**Exercise task:**
No pictures go into the copy. Write out exactly the lines below from the one containing "What matplotlib code" through the one containing "sig_sec_only = [0, 1, 0, 1, 1, 0, 0]".

■ ■ ■ ■ ■

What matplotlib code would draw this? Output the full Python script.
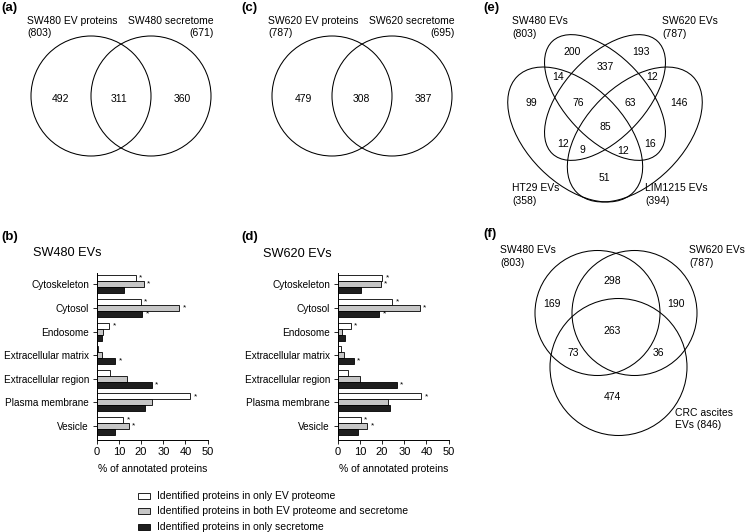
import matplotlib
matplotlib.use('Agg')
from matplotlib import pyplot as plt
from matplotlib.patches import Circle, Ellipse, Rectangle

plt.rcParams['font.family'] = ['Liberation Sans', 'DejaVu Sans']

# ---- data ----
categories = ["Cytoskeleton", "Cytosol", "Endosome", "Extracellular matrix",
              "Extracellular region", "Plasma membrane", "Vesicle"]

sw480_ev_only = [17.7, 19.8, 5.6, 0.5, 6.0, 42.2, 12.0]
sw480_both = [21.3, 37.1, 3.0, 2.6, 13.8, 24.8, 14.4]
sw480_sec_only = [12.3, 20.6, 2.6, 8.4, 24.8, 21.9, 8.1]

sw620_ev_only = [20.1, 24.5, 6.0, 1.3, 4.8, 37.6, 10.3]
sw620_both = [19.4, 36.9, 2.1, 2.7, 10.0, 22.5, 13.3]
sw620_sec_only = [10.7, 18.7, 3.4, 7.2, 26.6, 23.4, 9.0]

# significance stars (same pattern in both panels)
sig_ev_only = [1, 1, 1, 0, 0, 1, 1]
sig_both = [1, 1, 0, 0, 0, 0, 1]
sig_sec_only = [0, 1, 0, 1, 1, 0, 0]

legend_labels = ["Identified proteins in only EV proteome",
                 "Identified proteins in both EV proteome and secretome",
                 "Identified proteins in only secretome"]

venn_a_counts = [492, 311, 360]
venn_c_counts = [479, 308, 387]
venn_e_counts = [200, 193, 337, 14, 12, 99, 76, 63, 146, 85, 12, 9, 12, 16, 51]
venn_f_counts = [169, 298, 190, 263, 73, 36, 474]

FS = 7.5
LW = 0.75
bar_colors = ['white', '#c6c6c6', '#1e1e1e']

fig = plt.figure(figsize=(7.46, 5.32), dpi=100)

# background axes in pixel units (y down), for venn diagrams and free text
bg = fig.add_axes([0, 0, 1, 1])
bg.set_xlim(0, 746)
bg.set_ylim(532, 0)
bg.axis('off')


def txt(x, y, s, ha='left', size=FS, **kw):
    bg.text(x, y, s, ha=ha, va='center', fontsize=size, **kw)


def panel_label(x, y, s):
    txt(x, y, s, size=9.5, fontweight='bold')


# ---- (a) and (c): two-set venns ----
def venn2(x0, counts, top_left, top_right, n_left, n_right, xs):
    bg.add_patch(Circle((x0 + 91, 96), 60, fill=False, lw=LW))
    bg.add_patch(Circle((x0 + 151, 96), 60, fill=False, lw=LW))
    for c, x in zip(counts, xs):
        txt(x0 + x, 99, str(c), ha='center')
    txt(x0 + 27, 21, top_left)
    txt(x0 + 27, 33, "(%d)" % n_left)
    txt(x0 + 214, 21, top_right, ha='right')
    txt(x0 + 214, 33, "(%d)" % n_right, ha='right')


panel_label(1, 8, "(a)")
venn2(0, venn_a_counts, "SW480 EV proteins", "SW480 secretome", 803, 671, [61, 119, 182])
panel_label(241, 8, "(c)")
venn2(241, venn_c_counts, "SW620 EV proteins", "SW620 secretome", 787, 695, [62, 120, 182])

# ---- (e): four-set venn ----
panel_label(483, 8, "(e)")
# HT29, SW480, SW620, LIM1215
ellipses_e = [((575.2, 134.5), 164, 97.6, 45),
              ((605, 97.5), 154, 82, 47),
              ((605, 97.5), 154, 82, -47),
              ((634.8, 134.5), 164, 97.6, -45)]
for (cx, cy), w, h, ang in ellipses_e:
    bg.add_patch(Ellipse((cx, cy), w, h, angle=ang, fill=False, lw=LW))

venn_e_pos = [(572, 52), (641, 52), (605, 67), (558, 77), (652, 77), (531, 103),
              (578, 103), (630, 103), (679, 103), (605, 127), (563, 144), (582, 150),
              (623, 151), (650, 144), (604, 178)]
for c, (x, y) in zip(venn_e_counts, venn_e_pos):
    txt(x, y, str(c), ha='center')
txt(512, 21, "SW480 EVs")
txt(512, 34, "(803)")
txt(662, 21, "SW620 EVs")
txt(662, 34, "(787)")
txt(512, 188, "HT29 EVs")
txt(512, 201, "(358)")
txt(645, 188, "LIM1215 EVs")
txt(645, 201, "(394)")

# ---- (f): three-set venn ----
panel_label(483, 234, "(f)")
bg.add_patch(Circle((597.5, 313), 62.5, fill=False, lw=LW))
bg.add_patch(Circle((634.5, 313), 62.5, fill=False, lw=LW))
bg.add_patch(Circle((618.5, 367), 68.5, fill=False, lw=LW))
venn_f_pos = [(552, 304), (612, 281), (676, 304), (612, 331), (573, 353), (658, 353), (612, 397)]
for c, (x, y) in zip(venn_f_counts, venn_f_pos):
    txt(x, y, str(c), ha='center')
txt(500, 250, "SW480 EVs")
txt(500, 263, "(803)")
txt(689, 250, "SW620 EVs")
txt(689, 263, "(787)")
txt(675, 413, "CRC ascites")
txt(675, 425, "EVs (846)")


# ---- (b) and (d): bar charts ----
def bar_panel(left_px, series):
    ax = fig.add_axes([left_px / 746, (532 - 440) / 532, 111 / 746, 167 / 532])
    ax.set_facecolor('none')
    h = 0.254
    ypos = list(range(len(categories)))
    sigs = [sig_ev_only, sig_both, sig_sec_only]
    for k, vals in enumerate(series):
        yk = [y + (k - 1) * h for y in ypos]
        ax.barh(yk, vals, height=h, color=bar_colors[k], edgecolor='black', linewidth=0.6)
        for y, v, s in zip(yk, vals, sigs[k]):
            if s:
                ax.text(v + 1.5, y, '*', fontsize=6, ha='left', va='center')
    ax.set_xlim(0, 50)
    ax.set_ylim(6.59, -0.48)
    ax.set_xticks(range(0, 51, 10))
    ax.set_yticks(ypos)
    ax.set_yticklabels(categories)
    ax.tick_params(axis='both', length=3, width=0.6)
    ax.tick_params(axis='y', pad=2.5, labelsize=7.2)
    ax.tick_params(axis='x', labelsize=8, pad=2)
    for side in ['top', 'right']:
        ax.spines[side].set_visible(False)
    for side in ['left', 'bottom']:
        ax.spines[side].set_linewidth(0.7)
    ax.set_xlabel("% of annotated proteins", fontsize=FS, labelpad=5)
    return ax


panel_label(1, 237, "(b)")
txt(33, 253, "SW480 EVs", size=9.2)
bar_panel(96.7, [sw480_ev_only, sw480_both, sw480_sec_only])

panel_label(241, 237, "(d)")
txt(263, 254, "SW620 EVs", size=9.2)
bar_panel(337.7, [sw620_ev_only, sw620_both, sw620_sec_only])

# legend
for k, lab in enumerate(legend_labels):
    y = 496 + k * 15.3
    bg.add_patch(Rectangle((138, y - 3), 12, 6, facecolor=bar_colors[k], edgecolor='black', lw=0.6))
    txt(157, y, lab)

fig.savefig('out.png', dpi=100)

■ ■ ■ ■ ■

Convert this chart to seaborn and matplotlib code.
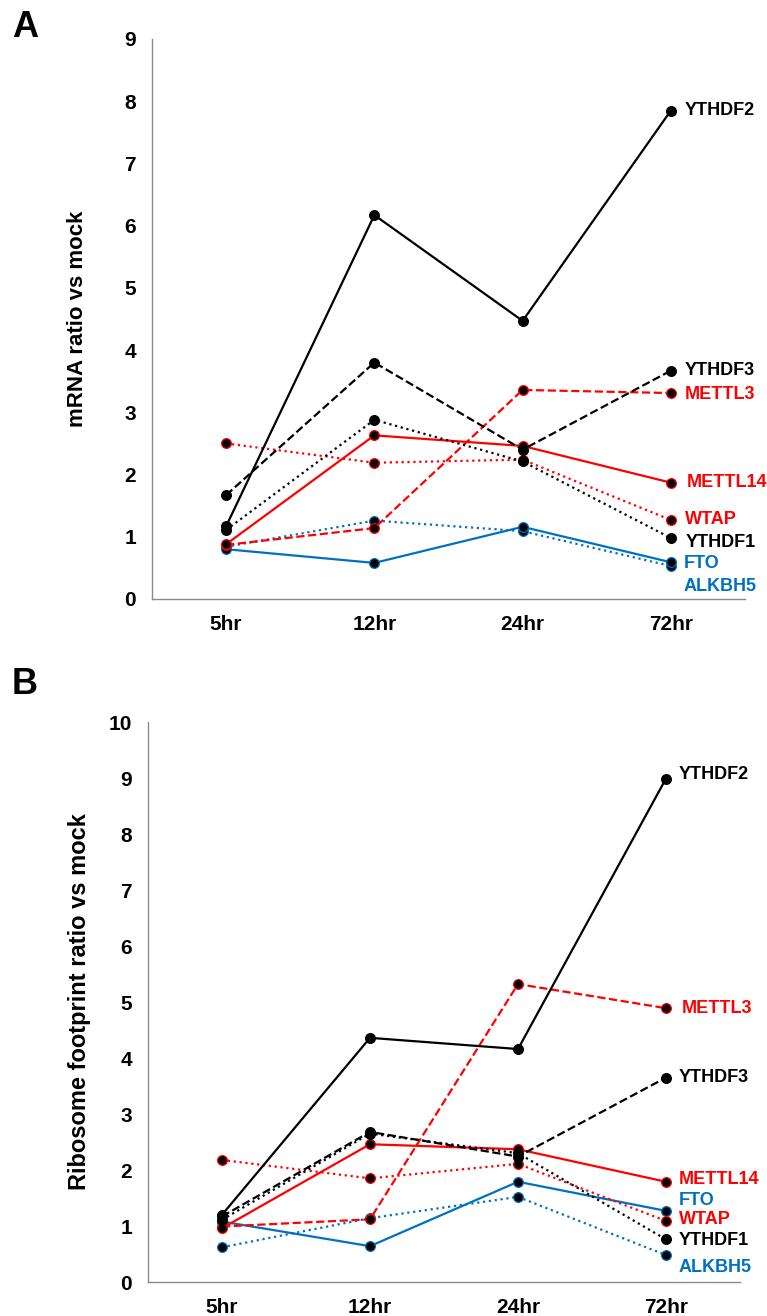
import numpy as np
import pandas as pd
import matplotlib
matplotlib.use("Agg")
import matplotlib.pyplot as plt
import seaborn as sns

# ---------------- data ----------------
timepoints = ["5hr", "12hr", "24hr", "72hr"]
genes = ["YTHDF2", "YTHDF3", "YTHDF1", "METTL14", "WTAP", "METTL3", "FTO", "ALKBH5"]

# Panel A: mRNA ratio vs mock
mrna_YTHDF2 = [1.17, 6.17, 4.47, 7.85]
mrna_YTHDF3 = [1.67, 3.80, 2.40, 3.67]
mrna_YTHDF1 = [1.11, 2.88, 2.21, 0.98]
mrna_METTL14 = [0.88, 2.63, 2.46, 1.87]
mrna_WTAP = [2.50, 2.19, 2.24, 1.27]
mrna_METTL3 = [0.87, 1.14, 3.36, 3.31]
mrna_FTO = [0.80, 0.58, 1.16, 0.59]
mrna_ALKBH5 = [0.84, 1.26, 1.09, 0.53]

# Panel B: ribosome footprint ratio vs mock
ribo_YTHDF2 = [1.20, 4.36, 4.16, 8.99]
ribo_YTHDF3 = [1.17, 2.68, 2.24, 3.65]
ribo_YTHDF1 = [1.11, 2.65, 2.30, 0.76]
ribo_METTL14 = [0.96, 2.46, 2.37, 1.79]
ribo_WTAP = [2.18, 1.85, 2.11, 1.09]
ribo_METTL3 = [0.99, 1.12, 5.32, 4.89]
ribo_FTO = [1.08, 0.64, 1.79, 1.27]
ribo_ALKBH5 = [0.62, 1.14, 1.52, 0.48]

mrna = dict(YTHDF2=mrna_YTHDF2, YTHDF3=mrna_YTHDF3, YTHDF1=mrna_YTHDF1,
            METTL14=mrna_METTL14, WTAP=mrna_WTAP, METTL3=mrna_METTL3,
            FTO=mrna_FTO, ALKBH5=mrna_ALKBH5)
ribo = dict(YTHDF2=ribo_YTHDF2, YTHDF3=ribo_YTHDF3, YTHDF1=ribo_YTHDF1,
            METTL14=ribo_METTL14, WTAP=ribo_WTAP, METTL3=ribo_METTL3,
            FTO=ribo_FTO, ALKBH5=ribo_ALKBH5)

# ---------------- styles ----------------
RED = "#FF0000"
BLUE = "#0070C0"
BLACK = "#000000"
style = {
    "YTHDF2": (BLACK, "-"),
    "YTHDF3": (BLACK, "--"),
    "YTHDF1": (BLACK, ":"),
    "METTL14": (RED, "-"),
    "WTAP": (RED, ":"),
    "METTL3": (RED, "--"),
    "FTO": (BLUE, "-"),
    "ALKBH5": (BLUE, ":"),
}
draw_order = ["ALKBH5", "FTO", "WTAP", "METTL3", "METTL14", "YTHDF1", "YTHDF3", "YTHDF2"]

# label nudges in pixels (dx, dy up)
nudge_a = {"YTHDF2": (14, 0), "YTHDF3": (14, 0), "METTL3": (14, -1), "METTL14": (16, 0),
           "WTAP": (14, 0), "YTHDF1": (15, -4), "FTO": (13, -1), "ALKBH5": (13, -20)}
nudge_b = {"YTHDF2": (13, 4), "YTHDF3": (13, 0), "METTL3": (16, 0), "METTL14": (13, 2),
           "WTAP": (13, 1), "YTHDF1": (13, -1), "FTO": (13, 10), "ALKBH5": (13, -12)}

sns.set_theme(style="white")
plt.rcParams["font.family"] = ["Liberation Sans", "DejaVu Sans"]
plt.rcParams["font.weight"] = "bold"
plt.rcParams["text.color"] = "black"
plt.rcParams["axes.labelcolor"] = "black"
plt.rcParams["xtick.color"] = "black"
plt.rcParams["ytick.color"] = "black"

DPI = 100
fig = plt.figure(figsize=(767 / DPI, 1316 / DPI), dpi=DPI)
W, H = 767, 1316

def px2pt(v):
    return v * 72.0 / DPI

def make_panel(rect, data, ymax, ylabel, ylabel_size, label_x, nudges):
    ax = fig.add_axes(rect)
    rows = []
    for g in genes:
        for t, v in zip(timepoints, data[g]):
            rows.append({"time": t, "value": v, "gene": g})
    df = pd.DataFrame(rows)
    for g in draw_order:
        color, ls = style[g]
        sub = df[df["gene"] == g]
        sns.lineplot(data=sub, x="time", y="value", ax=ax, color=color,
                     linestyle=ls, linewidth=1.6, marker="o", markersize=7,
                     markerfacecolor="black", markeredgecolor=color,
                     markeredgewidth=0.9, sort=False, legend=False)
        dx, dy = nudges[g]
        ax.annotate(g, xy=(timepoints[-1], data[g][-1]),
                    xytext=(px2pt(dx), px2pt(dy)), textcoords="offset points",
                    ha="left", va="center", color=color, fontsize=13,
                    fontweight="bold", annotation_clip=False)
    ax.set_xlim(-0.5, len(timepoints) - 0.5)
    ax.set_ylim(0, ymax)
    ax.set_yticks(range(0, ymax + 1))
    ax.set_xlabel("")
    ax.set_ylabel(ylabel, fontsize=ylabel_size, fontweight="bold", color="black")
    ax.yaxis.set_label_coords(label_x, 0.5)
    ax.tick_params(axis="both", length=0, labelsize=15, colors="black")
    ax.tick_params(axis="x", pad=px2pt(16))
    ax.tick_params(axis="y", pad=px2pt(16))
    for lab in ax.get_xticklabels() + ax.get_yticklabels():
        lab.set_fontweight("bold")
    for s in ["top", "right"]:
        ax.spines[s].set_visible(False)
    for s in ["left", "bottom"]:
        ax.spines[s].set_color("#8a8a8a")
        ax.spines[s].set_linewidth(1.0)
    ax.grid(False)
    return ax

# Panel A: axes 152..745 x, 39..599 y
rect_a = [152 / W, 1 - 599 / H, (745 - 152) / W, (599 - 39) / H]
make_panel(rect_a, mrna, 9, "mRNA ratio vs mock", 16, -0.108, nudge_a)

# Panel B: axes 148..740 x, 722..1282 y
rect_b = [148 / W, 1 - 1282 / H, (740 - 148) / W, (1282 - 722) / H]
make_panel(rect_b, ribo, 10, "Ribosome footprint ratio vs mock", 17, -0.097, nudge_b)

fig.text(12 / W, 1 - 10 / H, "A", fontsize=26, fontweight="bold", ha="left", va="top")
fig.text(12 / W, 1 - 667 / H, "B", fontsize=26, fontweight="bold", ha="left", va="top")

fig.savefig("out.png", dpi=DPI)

■ ■ ■ ■ ■

**Expected answer:**
What matplotlib code would draw this? Output the full Python script.
import matplotlib
matplotlib.use('Agg')
from matplotlib import pyplot as plt
from matplotlib.patches import Circle, Ellipse, Rectangle

plt.rcParams['font.family'] = ['Liberation Sans', 'DejaVu Sans']

# ---- data ----
categories = ["Cytoskeleton", "Cytosol", "Endosome", "Extracellular matrix",
              "Extracellular region", "Plasma membrane", "Vesicle"]

sw480_ev_only = [17.7, 19.8, 5.6, 0.5, 6.0, 42.2, 12.0]
sw480_both = [21.3, 37.1, 3.0, 2.6, 13.8, 24.8, 14.4]
sw480_sec_only = [12.3, 20.6, 2.6, 8.4, 24.8, 21.9, 8.1]

sw620_ev_only = [20.1, 24.5, 6.0, 1.3, 4.8, 37.6, 10.3]
sw620_both = [19.4, 36.9, 2.1, 2.7, 10.0, 22.5, 13.3]
sw620_sec_only = [10.7, 18.7, 3.4, 7.2, 26.6, 23.4, 9.0]

# significance stars (same pattern in both panels)
sig_ev_only = [1, 1, 1, 0, 0, 1, 1]
sig_both = [1, 1, 0, 0, 0, 0, 1]
sig_sec_only = [0, 1, 0, 1, 1, 0, 0]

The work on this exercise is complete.